Mullen Automotive: Is The Bloom Off The Rose? Mullen Automotive was an EV company about to bloom, but the strategy of overpromising and underdelivering isn't paying off.
This story originally appeared on MarketBeat
When Mullen Automotive (NASDAQ: MULN) began its aggressive strategy in the summer of 2022, it caught the market's attention. A series of more-than-positive news events starting with the acquisition of Bollinger Motors and ending with the recently announced deliveries of vans, was enough to get the bulls in gear and set the market up for a reversal. However, the bears remain in force and have the stock trading at the lowest levels it has ever seen. Trading below $0.10, the stock is down virtually 100% from its highs, and it may never recover those levels. What happened to Mullen Automotive's share prices, and where are they headed now?
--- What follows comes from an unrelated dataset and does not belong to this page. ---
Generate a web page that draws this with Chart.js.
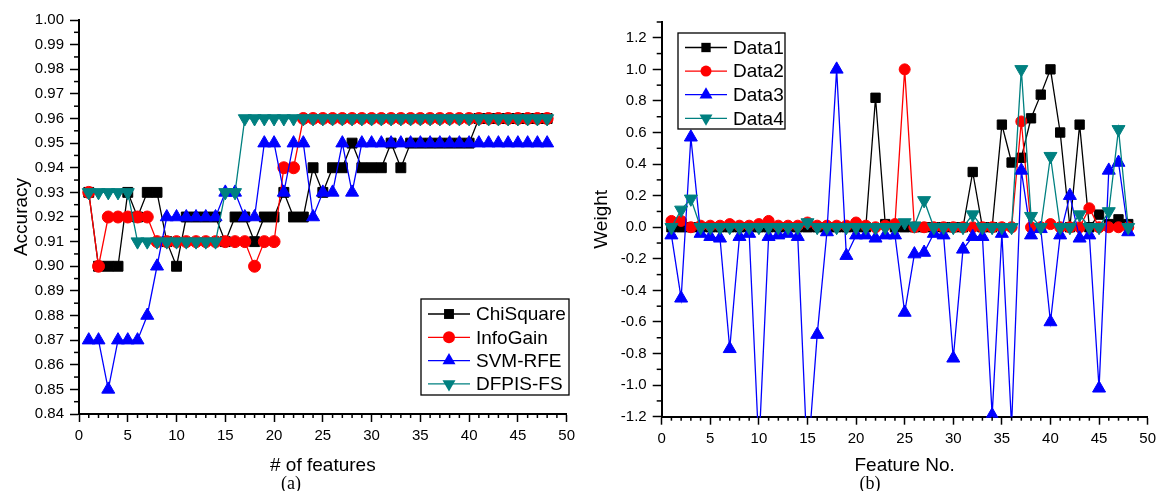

Mullen: Over-Promising And Under-Delivering
A tenet of the service industry is to under-promise and over-deliver, but Mullen CEO David Michery is doing the opposite. So far, Mullen Automotive has been little more than promises and very little on delivery other than a few vans in North Carolina. The takeaway from those deliveries is the vans weren't made on Mullen's production lines, and the production of true Mullen vehicles is still uncertain.
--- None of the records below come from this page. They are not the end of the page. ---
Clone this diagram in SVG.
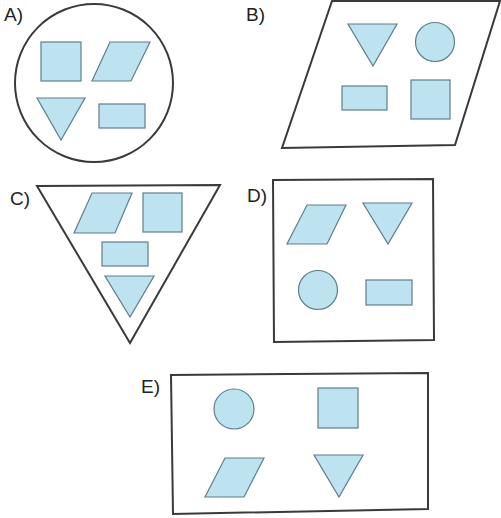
<svg xmlns="http://www.w3.org/2000/svg" width="501" height="518" viewBox="0 0 501 518">
<style>
.frame{fill:none;stroke:#3a3a3a;stroke-width:2}
.s{fill:#bce3ef;stroke:#5f7f8a;stroke-width:1.2}
.lbl{font-family:"Liberation Sans",Arial,sans-serif;font-size:19px;fill:#222}
</style>
<rect width="501" height="518" fill="#fff"/>
<g id="A">
<text class="lbl" x="4" y="21">A)</text>
<circle class="frame" cx="94" cy="83" r="79"/>
<rect class="s" x="41" y="42" width="40" height="39"/>
<polygon class="s" points="110,42 150,42 131,81 92,81"/>
<polygon class="s" points="37,98 85,98 61,140"/>
<rect class="s" x="99" y="104" width="46" height="24"/>
</g>
<g id="B">
<text class="lbl" x="246" y="21">B)</text>
<polygon class="frame" points="332,1 500,1 455,145 282,148"/>
<polygon class="s" points="348,24 397,24 373,66"/>
<circle class="s" cx="435" cy="42" r="19.5"/>
<rect class="s" x="342" y="86" width="45" height="24"/>
<rect class="s" x="411" y="80" width="39" height="39"/>
</g>
<g id="C">
<text class="lbl" x="10" y="205">C)</text>
<polygon class="frame" points="37,186 220,185 130,343"/>
<polygon class="s" points="92,193 132,193 115,233 74,233"/>
<rect class="s" x="143" y="193" width="39" height="39"/>
<rect class="s" x="102" y="242" width="46" height="24"/>
<polygon class="s" points="105,276 154,276 130,317"/>
</g>
<g id="D">
<text class="lbl" x="247" y="202">D)</text>
<polygon class="frame" points="273,180 433,179 434,340 274,342"/>
<polygon class="s" points="307,205 346,205 327,244 287,244"/>
<polygon class="s" points="363,203 412,203 388,244"/>
<circle class="s" cx="318" cy="290" r="19.5"/>
<rect class="s" x="366" y="280" width="46" height="25"/>
</g>
<g id="E">
<text class="lbl" x="141" y="393">E)</text>
<polygon class="frame" points="171,375 428,373 428,509 173,514"/>
<circle class="s" cx="234" cy="409" r="20"/>
<rect class="s" x="318" y="388" width="40" height="40"/>
<polygon class="s" points="225,458 264,458 244,497 205,497"/>
<polygon class="s" points="314,455 363,455 339,497"/>
</g>
</svg>
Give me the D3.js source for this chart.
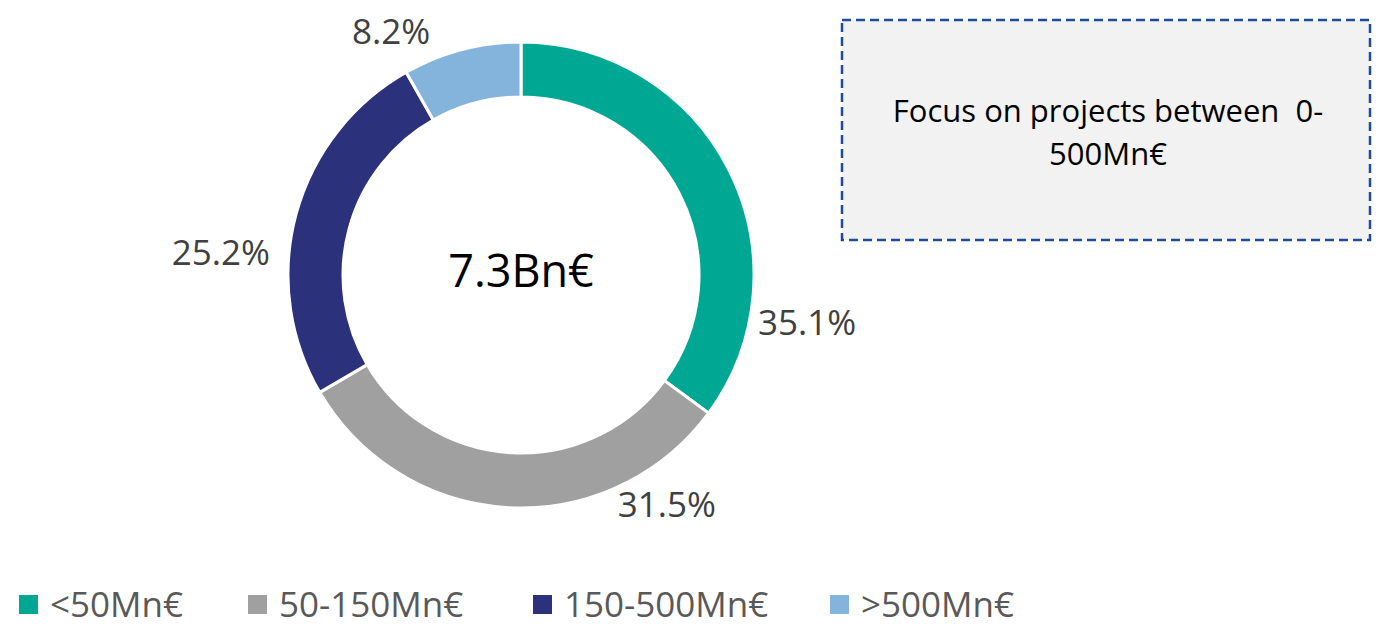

The company says it has enough capital to continue its operational plans this year, but what exactly does that mean? Even with the expected $90 million coming from the issuance of warrants, the company has too many irons in the fire, and $90 million doesn't cover what Mullen lost in 2022. On top of developing the FIVE SUV crossover, Mullen is engaged in redesigning the Mullen GT (formerly known as the Dragonfly) to meet US standards, its outfitting production lines at 2 facilities to build its own and Bollinger Motors vans, its developing solid-state battery technology, and it just announced another new deal.
The new deal is with Global EV Technology and EV Technologies, LLC, but few details were given. The partnership is supposed to expand on Mullen's and other battery technology, but there is no word on how much was paid and where funding would come from other than Mullen's pockets. The bottom line is that Mullen has limited cash, a high cash-burn rate and no visible revenue streams.
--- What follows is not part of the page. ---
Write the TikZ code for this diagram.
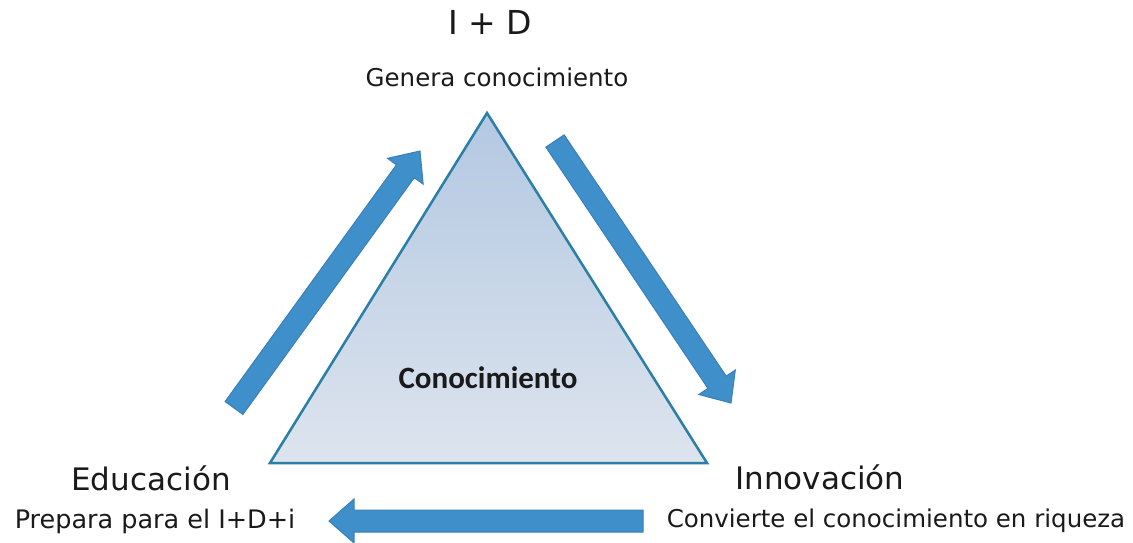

Share Dilution Is Killing Mullen Share Prices
Share dilution is killing Mullen Share Prices. The company upped its share count to 5.5 million at the end of 2022, which more than tripled the count and opened the door to another round of short-selling. Now that share prices are at historic lows again, the short sellers have begun to cover, which may lead to another pop in the share price. The short interest is down to only 7% compared to the higher 15% rates reported earlier this year and may allow the bulls to drive the price higher, given some good news. The caveat is that without a clear path to revenue that includes producing vans and a firm order for those vans, this stock is doomed to wallow at current levels or lower; a price pop will be an invitation to sell short.
There are catalysts in the works for Mullen, and they could produce results at any time. Among them are potential orders from Menzies, Randy Marion Auto Group and Newgate Motors. The question is how Mullen will fill those orders should they come. While orders would be good news for Mullen investors, it may be more critical for the company to prove it can produce a van on its own first. Orders are good, but you have to deliver vans to make money.